The Last Post (maybe)
I recently read William Gibson’s Zero History, and it convinced me of the need to do some kinds of creative work privately, for integrity, among other reasons. So, while I will be working along the lines indicated in the previous post, I won’t be blogging about either the writing process or the ideas. I might even remove what’s on the site now. Gibson’s an influential chap!
For different reasons, I won’t be doing anything academic either, such as attending (much less seeking to speak at) The Difference that Makes a Difference: an interdisciplinary workshop on information and technology in September at the Open University (which I was thinking about doing). I’ve come to the conclusion that there’s a fundamental mismatch between my approach to philosophy and the one that’s currently dominant in the analytic tradition. While that is my background, and I feel much more comfortable with it than with the Continental variety, I don’t like the quasi-scientific tendency to focus on ever finer detail. My approach is much more synthetic, attempting to integrate big ideas into ever-bigger pictures—putting together a jigsaw puzzle, rather than examining the pieces under a microscope. This means that the typical reaction to my ideas among academics is to see them as wildly over-ambitious and not worth taking seriously.
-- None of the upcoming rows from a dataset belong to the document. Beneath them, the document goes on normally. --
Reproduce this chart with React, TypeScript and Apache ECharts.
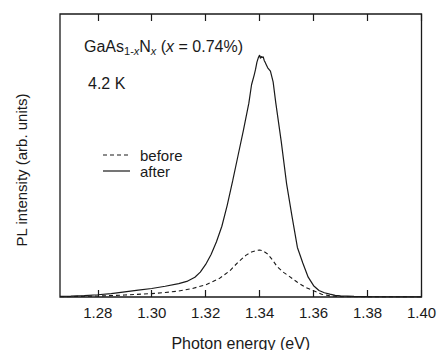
import React, { useEffect, useRef } from "react";
import * as echarts from "echarts";

const energyAfter = [
  1.266, 1.27, 1.275, 1.28, 1.285, 1.29, 1.295, 1.3, 1.305, 1.31, 1.313, 1.316, 1.318, 1.32, 1.322, 1.324,
  1.326, 1.328, 1.33, 1.332, 1.334, 1.336, 1.337, 1.338, 1.3385, 1.339, 1.3395, 1.34, 1.3403, 1.3406,
  1.3409, 1.3413, 1.3417, 1.342, 1.3425, 1.343, 1.344, 1.345, 1.346, 1.348, 1.35, 1.352, 1.354, 1.356,
  1.358, 1.36, 1.362, 1.364, 1.366, 1.368, 1.37, 1.375, 1.38, 1.39, 1.4,
];
const intensityAfter = [
  0.2, 0.3, 0.5, 0.8, 1.2, 1.8, 2.4, 3.0, 3.8, 4.7, 5.5, 7.0, 8.8, 11.5, 15.0, 19.5,
  25.0, 32.5, 41.0, 50, 59, 68.5, 75, 78.5, 80.5, 83, 84.5, 85.5, 84.3, 85.0,
  84.6, 84.9, 83.6, 83.0, 82.0, 81.0, 79.8, 76, 68.5, 55, 40, 28.5, 17.5, 12,
  7.0, 4.0, 2.3, 1.5, 1.0, 0.6, 0.4, 0.2, 0.1, 0.05, 0.03,
];

const energyBefore = [
  1.266, 1.275, 1.28, 1.29, 1.3, 1.305, 1.31, 1.315, 1.32, 1.325, 1.329, 1.332, 1.335, 1.337, 1.339,
  1.34, 1.341, 1.343, 1.345, 1.3465, 1.349, 1.351, 1.354, 1.357, 1.36, 1.363, 1.366, 1.37, 1.38, 1.4,
];
const intensityBefore = [
  0.1, 0.25, 0.35, 0.7, 1.2, 1.6, 2.1, 3.0, 4.3, 6.5, 9.3, 12.3, 14.8, 15.9, 16.5,
  16.6, 16.4, 15.2, 12.8, 10.7, 8.6, 7.3, 5.2, 3.4, 2.2, 1.0, 0.4, 0.15, 0.05, 0.02,
];

const tickValues = [1.28, 1.3, 1.32, 1.34, 1.36, 1.38, 1.4];
const seriesNames = ["before", "after"];

const FONT = "'Liberation Sans', Arial, Helvetica, sans-serif";
const INK = "#1a1a1a";
const DASH = [4, 3];

export default function App() {
  const ref = useRef<HTMLDivElement>(null);
  useEffect(() => {
    document.body.style.margin = "0";
    const chart = echarts.init(ref.current!, null, { renderer: "svg" });
    const xMin = 1.266;
    const xMax = 1.4;
    const legendRows = [
      { y: 155, dash: DASH, width: 1.1, name: seriesNames[0] },
      { y: 171, dash: null, width: 1.2, name: seriesNames[1] },
    ];
    const legendGraphics: any[] = [];
    legendRows.forEach((r) => {
      legendGraphics.push({
        type: "line",
        shape: { x1: 103, y1: r.y, x2: 130, y2: r.y },
        style: { stroke: INK, lineWidth: r.width, lineDash: r.dash || undefined },
      });
      legendGraphics.push({
        type: "text",
        x: 140,
        y: r.y,
        style: { text: r.name, fontSize: 15, fontFamily: FONT, fill: INK, verticalAlign: "middle", align: "left" },
      });
    });
    chart.setOption({
      animation: false,
      backgroundColor: "#fff",
      textStyle: { fontFamily: FONT, color: INK },
      grid: {
        left: 60,
        right: 16.5,
        top: 14,
        bottom: 53,
        show: true,
        borderColor: INK,
        borderWidth: 1.3,
        containLabel: false,
        outerBoundsMode: "none",
      },
      xAxis: [
        {
          type: "value",
          min: xMin,
          max: xMax,
          position: "bottom",
          axisLine: { show: false },
          splitLine: { show: false },
          axisTick: {
            show: true,
            inside: true,
            length: 7,
            customValues: tickValues,
            lineStyle: { color: INK, width: 1.2 },
          },
          axisLabel: {
            customValues: tickValues,
            formatter: (v: number) => v.toFixed(2),
            fontSize: 15,
            color: INK,
            fontFamily: FONT,
            margin: 8,
          },
          name: "Photon energy (eV)",
          nameLocation: "middle",
          nameGap: 38,
          nameTextStyle: { fontSize: 16, color: INK, fontFamily: FONT },
        },
        {
          type: "value",
          min: xMin,
          max: xMax,
          position: "top",
          axisLine: { show: false },
          splitLine: { show: false },
          axisTick: {
            show: true,
            inside: true,
            length: 7,
            customValues: tickValues,
            lineStyle: { color: INK, width: 1.2 },
          },
          axisLabel: { show: false },
        },
      ],
      yAxis: {
        type: "value",
        min: 0,
        max: 100,
        axisLine: { show: false },
        axisTick: { show: false },
        axisLabel: { show: false },
        splitLine: { show: false },
      },
      series: [
        {
          name: seriesNames[0],
          type: "line",
          xAxisIndex: 0,
          showSymbol: false,
          symbol: "none",
          data: energyBefore.map((e, i) => [e, intensityBefore[i]]),
          lineStyle: { color: INK, width: 1.1, type: DASH },
          itemStyle: { color: INK },
        },
        {
          name: seriesNames[1],
          type: "line",
          xAxisIndex: 0,
          showSymbol: false,
          symbol: "none",
          data: energyAfter.map((e, i) => [e, intensityAfter[i]]),
          lineStyle: { color: INK, width: 1.2, type: "solid" },
          itemStyle: { color: INK },
        },
      ],
      graphic: [
        {
          type: "text",
          left: 84,
          top: 38,
          style: {
            text: "{m|GaAs}{s|1-}{si|x}{m|N}{si|x}{m| (}{i|x}{m| = 0.74%)}",
            fill: INK,
            rich: {
              m: { fontSize: 16, fontFamily: FONT, fill: INK, lineHeight: 22, verticalAlign: "bottom" },
              i: { fontSize: 16, fontFamily: FONT, fill: INK, fontStyle: "italic", lineHeight: 22, verticalAlign: "bottom" },
              s: { fontSize: 11, fontFamily: FONT, fill: INK, lineHeight: 11, verticalAlign: "bottom", padding: [0, 0, -2, 0] },
              si: { fontSize: 11, fontFamily: FONT, fill: INK, fontStyle: "italic", lineHeight: 11, verticalAlign: "bottom", padding: [0, 0, -2, 0] },
            },
          },
        },
        {
          type: "text",
          left: 88,
          top: 75,
          style: { text: "4.2 K", fontSize: 16, fontFamily: FONT, fill: INK },
        },
        {
          type: "text",
          x: 21,
          y: 170,
          rotation: Math.PI / 2,
          style: {
            text: "PL intensity (arb. units)",
            fontSize: 15,
            fontFamily: FONT,
            fill: INK,
            align: "center",
            verticalAlign: "middle",
          },
        },
        ...legendGraphics,
      ],
    });
    return () => chart.dispose();
  }, []);
  return <div ref={ref} style={{ width: 438, height: 350 }} />;
}
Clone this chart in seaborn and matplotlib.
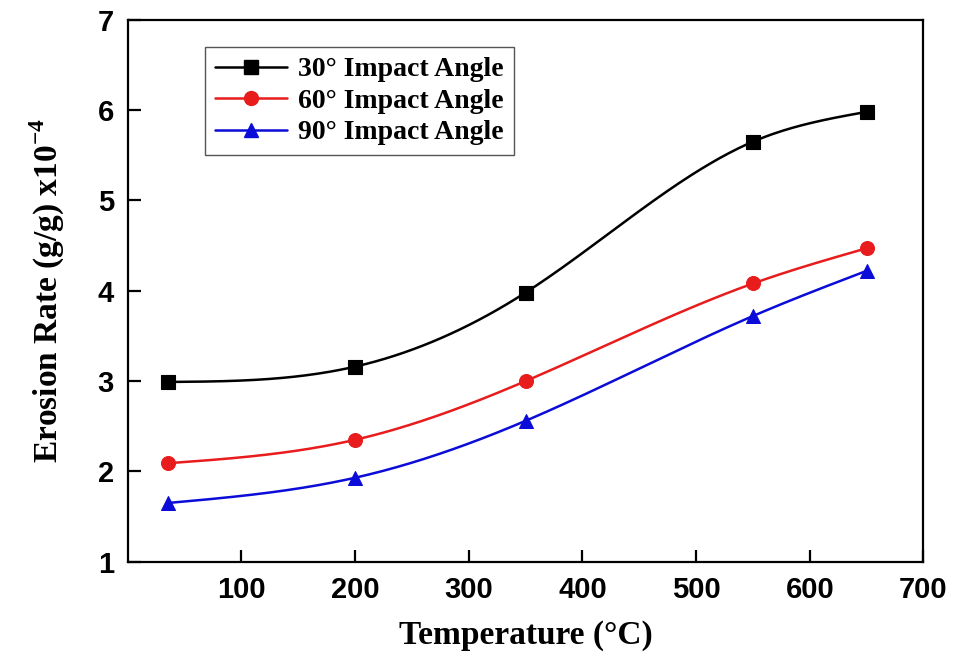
import numpy as np
import pandas as pd
import matplotlib
matplotlib.use("Agg")
import matplotlib.pyplot as plt
from matplotlib.lines import Line2D
import seaborn as sns

temps = [35, 200, 350, 550, 650]
rate_30 = [2.99, 3.16, 3.98, 5.65, 5.98]
rate_60 = [2.09, 2.35, 3.00, 4.08, 4.47]
rate_90 = [1.65, 1.93, 2.56, 3.72, 4.22]
series_labels = ["30\u00b0 Impact Angle", "60\u00b0 Impact Angle", "90\u00b0 Impact Angle"]
x_ticks = [100, 200, 300, 400, 500, 600, 700]
y_ticks = [1, 2, 3, 4, 5, 6, 7]


def natural_spline(x, y, n=300):
    x = np.asarray(x, float)
    y = np.asarray(y, float)
    k = len(x)
    h = np.diff(x)
    A = np.zeros((k, k))
    b = np.zeros(k)
    A[0, 0] = 1
    A[-1, -1] = 1
    for i in range(1, k - 1):
        A[i, i - 1] = h[i - 1]
        A[i, i] = 2 * (h[i - 1] + h[i])
        A[i, i + 1] = h[i]
        b[i] = 6 * ((y[i + 1] - y[i]) / h[i] - (y[i] - y[i - 1]) / h[i - 1])
    M = np.linalg.solve(A, b)
    xs = np.linspace(x[0], x[-1], n)
    idx = np.clip(np.searchsorted(x, xs) - 1, 0, k - 2)
    x0, x1 = x[idx], x[idx + 1]
    hh = x1 - x0
    ys = (M[idx] * (x1 - xs) ** 3 / (6 * hh) + M[idx + 1] * (xs - x0) ** 3 / (6 * hh)
          + (y[idx] / hh - M[idx] * hh / 6) * (x1 - xs)
          + (y[idx + 1] / hh - M[idx + 1] * hh / 6) * (xs - x0))
    return xs, ys


sns.set_style("ticks")
plt.rcParams["text.color"] = "black"
plt.rcParams["axes.labelcolor"] = "black"
plt.rcParams["xtick.color"] = "black"
plt.rcParams["ytick.color"] = "black"
plt.rcParams["mathtext.fontset"] = "custom"
plt.rcParams["mathtext.rm"] = "Liberation Serif:bold"
plt.rcParams["mathtext.bf"] = "Liberation Serif:bold"

fig = plt.figure(figsize=(9.54, 6.57), dpi=100)
ax = fig.add_axes([0.134, 0.145, 0.834, 0.825])

colors = ["#000000", "#e81c1c", "#0c0cd8"]
markers = ["s", "o", "^"]
handles = []
for vals, lab, c, m in zip([rate_30, rate_60, rate_90], series_labels, colors, markers):
    xs, ys = natural_spline(temps, vals)
    sns.lineplot(x=xs, y=ys, ax=ax, color=c, linewidth=1.8, sort=False, estimator=None)
    sns.scatterplot(x=temps, y=vals, ax=ax, color=c, marker=m, s=100, edgecolor=c,
                    linewidth=0.8, zorder=5)
    handles.append(Line2D([0], [0], color=c, marker=m, markersize=10, linewidth=1.8, label=lab))

ax.set_xlim(0, 700)
ax.set_ylim(1, 7)
ax.set_xticks(x_ticks)
ax.set_yticks(y_ticks)
ax.tick_params(direction="in", length=9, width=1.6, top=False, right=False, pad=10,
               colors="black")
for lbl in ax.get_xticklabels() + ax.get_yticklabels():
    lbl.set_fontfamily("Liberation Sans")
    lbl.set_fontweight("bold")
    lbl.set_fontsize(21)
    lbl.set_color("black")
for sp in ax.spines.values():
    sp.set_linewidth(1.6)
    sp.set_color("black")
    sp.set_visible(True)

ax.set_xlabel("Temperature (\u00b0C)", fontfamily="Liberation Serif", fontweight="bold",
              fontsize=24, labelpad=12, color="black")
ax.set_ylabel("Erosion Rate (g/g) x10$^{-4}$", fontfamily="Liberation Serif",
              fontweight="bold", fontsize=24, labelpad=22, color="black")

leg = ax.legend(handles=handles, loc="upper left", bbox_to_anchor=(0.08, 0.975),
                frameon=True, fancybox=False, edgecolor="#555555", framealpha=1,
                prop={"family": "Liberation Serif", "weight": "bold", "size": 20},
                handlelength=2.6, borderpad=0.35, labelspacing=0.22, handletextpad=0.4)
leg.get_frame().set_linewidth(1.0)
for t in leg.get_texts():
    t.set_color("black")

fig.savefig("out.png", dpi=100)
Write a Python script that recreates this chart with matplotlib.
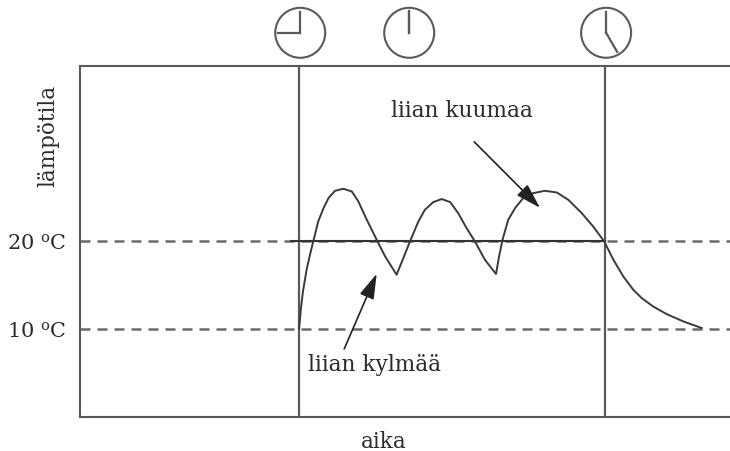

Thus my decision to go over the heads of the professionals.
As I’m not into blogging on purely personal stuff, that leaves me with nothing to blog about, so this might well be The Last Post!
June 7, 2011
Posted in: announcements, literature


3 Responses
“I’ve come to the conclusion that there’s a fundamental mismatch between my approach to philosophy and the one that’s currently dominant in the analytic tradition.”
That’s not, by itself, a reason for not participating in the Workshop. On the contrary, it could be a reason that you should be there, in order to put forward a different perspective.
However, “the typical reaction to my ideas among academics is to see them as wildly over-ambitious and not worth taking seriously” would be disheartening, I can see.
BTW, did you watch the BBC2 series “All watched over by machines of loving grace”? If you didn’t, I recommend them on iPlayer http://bbc.in/lUDuMq
I hope you won’t remove what you’ve put up in public. You just never know how your ideas may contribute towards clarification of humans’ thinking about consciousness. And what effects, beyond thinking, that that might have.
Michael: Thanks, that’s encouraging.
David: That’s encouraging too, especially coming from one of the organisers! I’m now thinking again about submitting an abstract. Re the BBC series, I have doubts about Adam Curtis’ ideology, but given your recommendation, I will watch it. Thanks.